2020 May 21

Advances of the ID-VITRORED project

The Stem cell biology, developmental leukemia, and immunotherapy group, led by Pablo Menéndez, is participating in the ID-VITRORED project, which consists of adapting a technology to detect and identify anti-erythrocyte antibodies.

Approximately 4% of patients who are candidates for blood transfusion have irregular antibodies in the serum that direct against red blood cell antigens that can cause an acute hemolytic transfusion reaction. This percentage may be as high as 38% in patients with specific pathologies or polytransfusion. Something similar occurs with 10% of pregnant women, who are at risk of becoming sensitized to erythrocyte antigens of the fetus inherited from the father. These women are at risk of inducing Hemolytic Disease of the Fetus or Newborn (EHFR), which in the most severe cases, requires transfusion of red blood cells in utero or postpartum.

To detect anti-erythrocyte antibodies before a transfusion and during gestation, to avoid these reactions in time, clinicians use panels of red blood cells that recognize these antigens, which proceed from well-characterized blood donors in a very meticulous work of analysis, selection, and panel constitution. This process is extremely laborious because the panel must include red blood cells that are capable of recognizing even the rare, low-incidence antigens, which are the most difficult to detect. Added to this complexity is the limited life of the red blood cells, which forces to fit the extractions of the donors in a pre-established calendar to include the different combinations of cells that make up a panel in adequate time for their use.

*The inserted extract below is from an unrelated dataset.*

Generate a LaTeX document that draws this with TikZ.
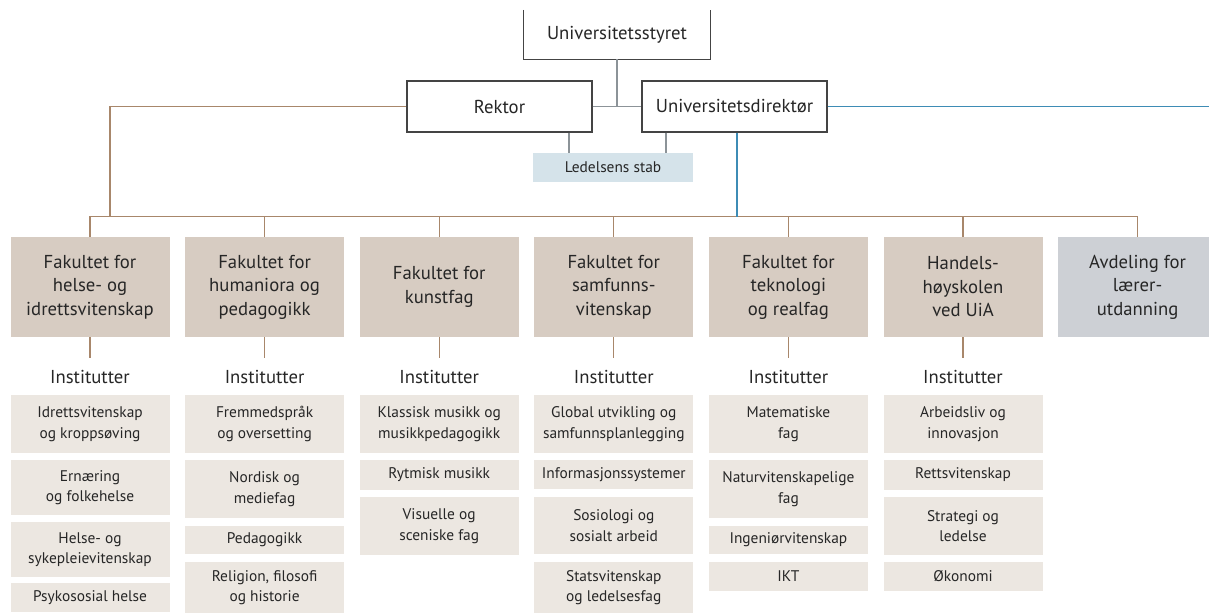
\documentclass[tikz,border=0pt]{standalone}
\usepackage{fontspec}
\setmainfont{PT Sans}
\definecolor{facfill}{HTML}{D7CCC2}
\definecolor{subfill}{HTML}{ECE7E1}
\definecolor{avdfill}{HTML}{CDD0D5}
\definecolor{stabfill}{HTML}{D5E3EA}
\definecolor{brownline}{HTML}{A8876B}
\definecolor{blueline}{HTML}{3E8CB5}
\definecolor{grayline}{HTML}{8C9398}
\definecolor{txt}{HTML}{262626}
\definecolor{boxline}{HTML}{444444}
\newcommand\subbox[5]{\node[sub, minimum height={#4-#3}] (#1) at (#2,{(#3+#4)/2}) {#5};}
\begin{document}
\begin{tikzpicture}[x=1pt,y=-1pt,
  big/.style={font=\fontsize{18.7}{23.5}\selectfont, text=txt, align=center, inner sep=0pt},
  topbox/.style={big, draw=boxline, line width=1.2pt, fill=white, minimum width=185, minimum height=51},
  fac/.style={big, fill=facfill, minimum width=159, minimum height=100},
  avd/.style={fac, fill=avdfill},
  sub/.style={font=\fontsize{15.4}{20.5}\selectfont, text=txt, align=center, inner sep=0pt, fill=subfill, minimum width=159},
  inst/.style={big},
  bl/.style={draw=brownline, line width=1.3pt},
  gl/.style={draw=grayline, line width=1.3pt},
  bul/.style={draw=blueline, line width=1.3pt}]
\useasboundingbox (0,0) rectangle (1209,613);
\clip (0,0) rectangle (1209,613);
% top
\node[big, minimum width=186, minimum height=49] (sty) at (617,34.5) {Universitetsstyret};
\draw[draw=boxline, line width=1.2pt] (sty.north west) -- (sty.south west) -- (sty.south east) -- (sty.north east);
\node[topbox] (rek) at (499.5,106.5) {Rektor};
\node[topbox] (dir) at (734.5,106.5) {Universitetsdirektør};
\node[font=\fontsize{15.4}{18}\selectfont, text=txt, fill=stabfill, minimum width=160, minimum height=29, inner sep=0pt] (stab) at (613,167.5) {Ledelsens stab};
\draw[gl] (sty.south) -- (sty.south |- rek.east);
\draw[gl] (rek.east) -- (dir.west);
\draw[gl] ([xshift=69.5]rek.south) -- ([xshift=69.5]rek.south |- stab.north);
\draw[gl] ([xshift=-68.5]dir.south) -- ([xshift=-68.5]dir.south |- stab.north);
% faculties
\node[fac] (f1) at (90,287) {Fakultet for\\helse- og\\idrettsvitenskap};
\node[fac] (f2) at (264.6,287) {Fakultet for\\humaniora og\\pedagogikk};
\node[fac] (f3) at (439.2,287) {Fakultet for\\kunstfag};
\node[fac] (f4) at (613.8,287) {Fakultet for\\samfunns-\\vitenskap};
\node[fac] (f5) at (788.4,287) {Fakultet for\\teknologi\\og realfag};
\node[fac] (f6) at (963,287) {Handels-\\høyskolen\\ved UiA};
\node[avd] (f7) at (1137.6,287) {Avdeling for\\lærer-\\utdanning};
% bus
\coordinate (rk) at (110,217);
\draw[bl] (rek.west) -| (rk);
\draw[bl] (f1.north) -- ++(0,-20) -| (f7.north);
\foreach \i in {2,...,6} { \draw[bl] (f\i.north) -- ++(0,-20); }
\coordinate (edgeR) at (1209,106.5);
\draw[bul] (dir.east) -- (edgeR);
\draw[bul] ([xshift=2.5]dir.south) -- ([xshift=2.5]dir.south |- rk);
% institutter
\foreach \i in {1,...,6} {
  \draw[bl] (f\i.south) -- ++(0,21);
  \node[inst] (in\i) at ([yshift=-40]f\i.south) {Institutter};
}
% sub-boxes
\subbox{s11}{90}{395}{453}{Idrettsvitenskap\\og kroppsøving}
\subbox{s12}{90}{460}{515}{Ernæring\\og folkehelse}
\subbox{s13}{90}{522}{577}{Helse- og\\sykepleievitenskap}
\subbox{s14}{90}{583}{612}{Psykososial helse}
\subbox{s21}{264.6}{395}{453}{Fremmedspråk\\og oversetting}
\subbox{s22}{264.6}{460}{518}{Nordisk og\\mediefag}
\subbox{s23}{264.6}{526}{554}{Pedagogikk}
\subbox{s24}{264.6}{562}{613}{Religion, filosofi\\og historie}
\subbox{s31}{439.2}{395}{453}{Klassisk musikk og\\musikkpedagogikk}
\subbox{s32}{439.2}{460}{490}{Rytmisk musikk}
\subbox{s33}{439.2}{497}{555}{Visuelle og\\sceniske fag}
\subbox{s41}{613.8}{395}{453}{Global utvikling og\\samfunnsplanlegging}
\subbox{s42}{613.8}{460}{489}{Informasjonssystemer}
\subbox{s43}{613.8}{497}{554}{Sosiologi og\\sosialt arbeid}
\subbox{s44}{613.8}{562}{613}{Statsvitenskap\\og ledelsesfag}
\subbox{s51}{788.4}{395}{453}{Matematiske\\fag}
\subbox{s52}{788.4}{460}{518}{Naturvitenskapelige\\fag}
\subbox{s53}{788.4}{526}{554}{Ingeniørvitenskap}
\subbox{s54}{788.4}{562}{591}{IKT}
\subbox{s61}{963}{395}{453}{Arbeidsliv og\\innovasjon}
\subbox{s62}{963}{460}{490}{Rettsvitenskap}
\subbox{s63}{963}{497}{555}{Strategi og\\ledelse}
\subbox{s64}{963}{562}{591}{Økonomi}
\end{tikzpicture}
\end{document}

As a promising alternative, the Blood and Tissues Bank of Catalonia (BST) has undertaken the ID-VITRORED project, led by Dr. Núria Nogués, with the participation of Pablo Menéndez and his group from the Josep Carreras Institute. ID-VITRORED consists of developing a panel of induced pluripotency cell lines (iPSCs) from donors with selected phenotypes. That is to say, to have an inexhaustible bank of cells produced in the laboratory with the antigens that will recognize these antibodies, without the need to obtain them from donors.

The way to make these cells express the erythrocyte phenotype of interest is through gene-editing techniques such as the use of CRISPR-Cas9, which allows the genome of these cells to be corrected and edited accurately, quickly, and safely to generate, for example, null phenotypes or shallow incidence blood groups. This strategy will optimize the diagnosis of erythrocyte alloimmunization.

Since the beginning of its participation in the project, Menéndez's group has published two iPSC lines from donors with rare erythrocyte phenotypes, the most difficult to achieve because of their little or no representation in our donor population. "These lines have been extensively characterized with pluripotency markers, and we have already developed the erythroid lineage differentiation method," says Paolo Petazzi, a researcher in Menéndez's group. "Finally, the in vitro differentiation of these edited iPSCs will allow us to obtain erythrocytes suitable for use in antibody identification panels."

The ID-VITRORED project is funded by the RETOS program of the Spanish Government under the reference RTC-2017-6367-1. It expects to end on December 31, 2021.